Whether I'm making a bunch of long beaded necklaces or writing a novel, I attack. And I can stay in that mode for extremely long periods of time.

But what you also need to know is that, in spite of my using the word “attack,” those hours I put in are relaxing and magical. There is absolutely nothing aggressive in that time. It is natural, and it is beautiful.

Yet, I’ll admit, it takes a physical toll. Not so much on my stamina, but on my appearance.

… I remember – more than 30 years ago – back when I was waitressing at the Hungarian restaurant near Columbia on Manhattan’s upper west side, a woman came in to ask for a table. She was expecting a dinner companion who had not yet arrived. And because we were quiet that night, I was permitted to show her a table where she could wait for her friend.

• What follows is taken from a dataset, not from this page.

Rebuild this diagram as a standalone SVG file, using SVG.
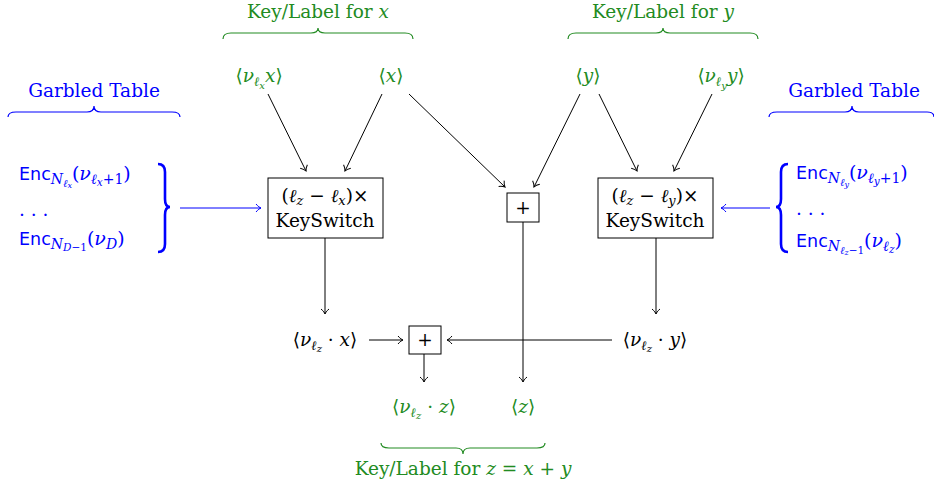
<svg xmlns="http://www.w3.org/2000/svg" width="934" height="492" viewBox="0 0 934 492" font-family="'DejaVu Serif', serif">
<defs>
<style>
.t{font-family:'DejaVu Serif',serif;font-size:18.5px}
.m{font-family:'DejaVu Serif',serif;font-size:18.5px}
.i{font-style:italic}
.sf{font-family:'DejaVu Sans',sans-serif;font-size:17.5px}
.g{fill:#228b22}
.b{fill:#0000ff}
.k{fill:#000}
.ln{stroke:#000;stroke-width:1;fill:none}
.bl{stroke:#0000ff;stroke-width:1;fill:none}
.brg{stroke:#228b22;stroke-width:1.2;fill:none}
.brb{stroke:#0000ff;stroke-width:1.2;fill:none}
.box{fill:#fff;stroke:#000;stroke-width:1}
.s{font-size:13px}
.ss{font-size:10px}
.e{font-size:19px}
.es{font-size:14px}
.ess{font-size:10.5px}
</style>
<marker id="ah" viewBox="-7 -5 8 10" markerWidth="8" markerHeight="10" refX="0" refY="0" orient="auto" markerUnits="userSpaceOnUse">
<path d="M-5,-4 C-3,-1.5 -1,-0.4 0,0 C-1,0.4 -3,1.5 -5,4" fill="none" stroke="#000" stroke-width="1"/>
</marker>
<marker id="ahb" viewBox="-7 -5 8 10" markerWidth="8" markerHeight="10" refX="0" refY="0" orient="auto" markerUnits="userSpaceOnUse">
<path d="M-5,-4 C-3,-1.5 -1,-0.4 0,0 C-1,0.4 -3,1.5 -5,4" fill="none" stroke="#0000ff" stroke-width="1"/>
</marker>
</defs>
<rect width="934" height="492" fill="#fff"/>

<g id="connectors">
<line class="ln" x1="268" y1="94" x2="306" y2="171" marker-end="url(#ah)"/>
<line class="ln" x1="382" y1="94" x2="345" y2="171" marker-end="url(#ah)"/>
<line class="ln" x1="409" y1="94" x2="505" y2="187" marker-end="url(#ah)"/>
<line class="ln" x1="580" y1="94" x2="534" y2="187" marker-end="url(#ah)"/>
<line class="ln" x1="599" y1="94" x2="637" y2="171" marker-end="url(#ah)"/>
<line class="ln" x1="712" y1="94" x2="674" y2="171" marker-end="url(#ah)"/>
<line class="ln" x1="325" y1="238" x2="325" y2="314" marker-end="url(#ah)"/>
<line class="ln" x1="656" y1="238" x2="656" y2="314" marker-end="url(#ah)"/>
<line class="ln" x1="369" y1="340" x2="403" y2="340" marker-end="url(#ah)"/>
<line class="ln" x1="612" y1="340" x2="447" y2="340" marker-end="url(#ah)"/>
<line class="ln" x1="523" y1="222" x2="523" y2="382" marker-end="url(#ah)"/>
<line class="ln" x1="424" y1="354" x2="424" y2="382" marker-end="url(#ah)"/>
<line class="bl" x1="180" y1="208" x2="261" y2="208" marker-end="url(#ahb)"/>
<line class="bl" x1="770" y1="208" x2="721" y2="208" marker-end="url(#ahb)"/>
</g>

<g id="label-x-brace">
<text class="t g" x="318" y="18" text-anchor="middle">Key/Label for <tspan class="i">x</tspan></text>
<path class="brg" d="M223,39 Q223,33 231,33 L311,33 Q318,33 318,28 Q318,33 325,33 L405,33 Q413,33 413,39"/>
</g>
<g id="label-y-brace">
<text class="t g" x="663" y="18" text-anchor="middle">Key/Label for <tspan class="i">y</tspan></text>
<path class="brg" d="M568,39 Q568,33 576,33 L656,33 Q663,33 663,28 Q663,33 670,33 L750,33 Q758,33 758,39"/>
</g>
<g id="label-z-brace">
<path class="brg" d="M381,443 Q381,448 389,448 L456,448 Q463,448 463,454 Q463,448 470,448 L537,448 Q545,448 545,443"/>
<text class="t g" x="463" y="475" text-anchor="middle">Key/Label for <tspan class="i">z</tspan> = <tspan class="i">x</tspan> + <tspan class="i">y</tspan></text>
</g>

<g id="nu-lx-x">
<text class="m g" x="259" y="82" text-anchor="middle">⟨<tspan class="i">ν</tspan><tspan class="i s" dy="4">ℓ</tspan><tspan class="i ss" dy="3">x</tspan><tspan class="i" dy="-7">x</tspan>⟩</text>
</g>
<g id="x-label"><text class="m g" x="391" y="82" text-anchor="middle">⟨<tspan class="i">x</tspan>⟩</text></g>
<g id="y-label"><text class="m g" x="588" y="82" text-anchor="middle">⟨<tspan class="i">y</tspan>⟩</text></g>
<g id="nu-ly-y">
<text class="m g" x="721" y="82" text-anchor="middle">⟨<tspan class="i">ν</tspan><tspan class="i s" dy="4">ℓ</tspan><tspan class="i ss" dy="3">y</tspan><tspan class="i" dy="-7">y</tspan>⟩</text>
</g>

<g id="garbled-left">
<text class="t b" x="94" y="97" text-anchor="middle">Garbled Table</text>
<path class="brb" d="M8,117 Q8,112 16,112 L87,112 Q94,112 94,106 Q94,112 101,112 L172,112 Q180,112 180,117"/>
</g>
<g id="garbled-right">
<text class="t b" x="854" y="97" text-anchor="middle">Garbled Table</text>
<path class="brb" d="M769,117 Q769,112 777,112 L845,112 Q852,112 852,106 Q852,112 859,112 L927,112 Q934,112 934,117"/>
</g>

<g id="enc-left">
<text class="b" x="19" y="180"><tspan class="sf">Enc</tspan><tspan class="m i es" dy="4">N</tspan><tspan class="m i ess" dy="3">ℓ</tspan><tspan class="m i" style="font-size:8px" dy="1">x</tspan><tspan class="m e" dy="-8">(</tspan><tspan class="m i e">ν</tspan><tspan class="m i es" dy="4">ℓ</tspan><tspan class="m i ess" dy="2">x</tspan><tspan class="m es" dy="-2">+1</tspan><tspan class="m e" dy="-4">)</tspan></text>
<text class="b m" x="19" y="216">. . .</text>
<text class="b" x="19" y="245"><tspan class="sf">Enc</tspan><tspan class="m i es" dy="4">N</tspan><tspan class="m ess" dy="2"><tspan class="i">D</tspan>−1</tspan><tspan class="m e" dy="-6">(</tspan><tspan class="m i e">ν</tspan><tspan class="m i es" dy="4">D</tspan><tspan class="m e" dy="-4">)</tspan></text>
<path d="M158,164 Q165,164 165,172 L165,199 Q165,207 170,207 Q165,207 165,215 L165,244 Q165,252 158,252" fill="none" stroke="#0000ff" stroke-width="2.6"/>
</g>
<g id="enc-right">
<path d="M788,164 Q781,164 781,172 L781,199 Q781,207 776,207 Q781,207 781,215 L781,244 Q781,252 788,252" fill="none" stroke="#0000ff" stroke-width="2.6"/>
<text class="b" x="796" y="179"><tspan class="sf">Enc</tspan><tspan class="m i es" dy="4">N</tspan><tspan class="m i ess" dy="3">ℓ</tspan><tspan class="m i" style="font-size:8px" dy="1">y</tspan><tspan class="m e" dy="-8">(</tspan><tspan class="m i e">ν</tspan><tspan class="m i es" dy="4">ℓ</tspan><tspan class="m i ess" dy="2">y</tspan><tspan class="m es" dy="-2">+1</tspan><tspan class="m e" dy="-4">)</tspan></text>
<text class="b m" x="796" y="215">. . .</text>
<text class="b" x="796" y="247"><tspan class="sf">Enc</tspan><tspan class="m i es" dy="4">N</tspan><tspan class="m i ess" dy="3">ℓ</tspan><tspan class="m i" style="font-size:8px" dy="1">z</tspan><tspan class="m ess" dy="-1">−1</tspan><tspan class="m e" dy="-7">(</tspan><tspan class="m i e">ν</tspan><tspan class="m i es" dy="4">ℓ</tspan><tspan class="m i ess" dy="2">z</tspan><tspan class="m e" dy="-6">)</tspan></text>
</g>

<g id="keyswitch-left">
<rect class="box" x="268" y="178" width="115" height="60"/>
<text class="m k" x="325" y="202" text-anchor="middle">(<tspan class="i">ℓ</tspan><tspan class="i s" dy="3">z</tspan><tspan dy="-3"> − </tspan><tspan class="i">ℓ</tspan><tspan class="i s" dy="3">x</tspan><tspan dy="-3">)×</tspan></text>
<text class="t k" x="325" y="227" text-anchor="middle">KeySwitch</text>
</g>
<g id="keyswitch-right">
<rect class="box" x="598" y="178" width="115" height="60"/>
<text class="m k" x="655" y="202" text-anchor="middle">(<tspan class="i">ℓ</tspan><tspan class="i s" dy="3">z</tspan><tspan dy="-3"> − </tspan><tspan class="i">ℓ</tspan><tspan class="i s" dy="3">y</tspan><tspan dy="-3">)×</tspan></text>
<text class="t k" x="655" y="227" text-anchor="middle">KeySwitch</text>
</g>
<g id="plus-top">
<rect class="box" x="507" y="193" width="32" height="29"/>
<text class="m k" x="523" y="214" text-anchor="middle">+</text>
</g>
<g id="plus-bottom">
<rect class="box" x="409" y="326" width="32" height="28"/>
<text class="m k" x="425" y="346" text-anchor="middle">+</text>
</g>

<g id="nu-lz-x"><text class="m k" x="325" y="346" text-anchor="middle">⟨<tspan class="i">ν</tspan><tspan class="i s" dy="4">ℓ</tspan><tspan class="i ss" dy="2">z</tspan><tspan dy="-6"> · </tspan><tspan class="i">x</tspan>⟩</text></g>
<g id="nu-lz-y"><text class="m k" x="655" y="346" text-anchor="middle">⟨<tspan class="i">ν</tspan><tspan class="i s" dy="4">ℓ</tspan><tspan class="i ss" dy="2">z</tspan><tspan dy="-6"> · </tspan><tspan class="i">y</tspan>⟩</text></g>
<g id="nu-lz-z"><text class="m g" x="424" y="413" text-anchor="middle">⟨<tspan class="i">ν</tspan><tspan class="i s" dy="4">ℓ</tspan><tspan class="i ss" dy="2">z</tspan><tspan dy="-6"> · </tspan><tspan class="i">z</tspan>⟩</text></g>
<g id="z-label"><text class="m g" x="523" y="413" text-anchor="middle">⟨<tspan class="i">z</tspan>⟩</text></g>
</svg>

None-too-busy myself, I was able to inquire about the woman’s friend. “What does she look like?” I asked, offering to keep an eye out.

“Oh,” the woman said, hanging her head a bit (some guilt, perhaps, having its way), “she’d probably hate me for saying this, but… she just looks… tired.”

I was too young then to appreciate what that woman had said, but today, I feel a special bond to the dinner partner who eventually showed up that night. Was she tired or simply an artist? And if the latter was true, was she perhaps an artist who had reached a menopausal plateau whereby the concept of bedtime is nonexistent and the idea of an 11-hour tennis match seems realistic?

I’ll never know.

But with any luck, I’ll sleep on it.

5 comments:

Lisa Ricard Claro said...

Boy, does this hit home. With the schedule I maintain during daylight hours, my only "me" time is at night. My average sleep time is 4-6 hours a night, though I daily promise myself I'll get a full 8 (yeah, right). It isn't insomnia, it is just that when I get started with my writing I don't want to stop.

Loving your book, by the way! I'm about 3/4 through, and so far the Kindle format is perfect. Of course, my type-A friend, I didn't expect anything less. :)

Sioux Roslawski said...

Katie--Menopause + summer break from teaching + writing deadlines = severely screwed-up sleep

Anonymous said...

I remember this re-run, it made me smile the first time and again the second. Such a contrast with my own life! How lucky am I that despite a husband and five children, I have always been able to turn-off to any noise going on around me, including direct questioning, and concentrate on what is in front of me be it a book, TV or computer. Without this 'skill' I would go absolutely bananas!
Oh, I have been known to write into the small hours too, or stay up to finish that painting or turn the last page of a novel. On the whole though, I think I function best with lots going on around me. Takes all sorts eh? :-)

Jayne Martin said...

I would have totally believed they'd played for 11 hours straight, too.

And I'm totally with you on the never having had children thing. I'm not even done raising myself.

Cheryl said...

11 hours in a row? I'd have believed it too. I hear & read words strung together a bit differently than most folks I know. Probably why dogma is so very hard for me to swallow.

That drive, that intensity, that fully-focused approach to life is a mystery to some. For you and me, it just is.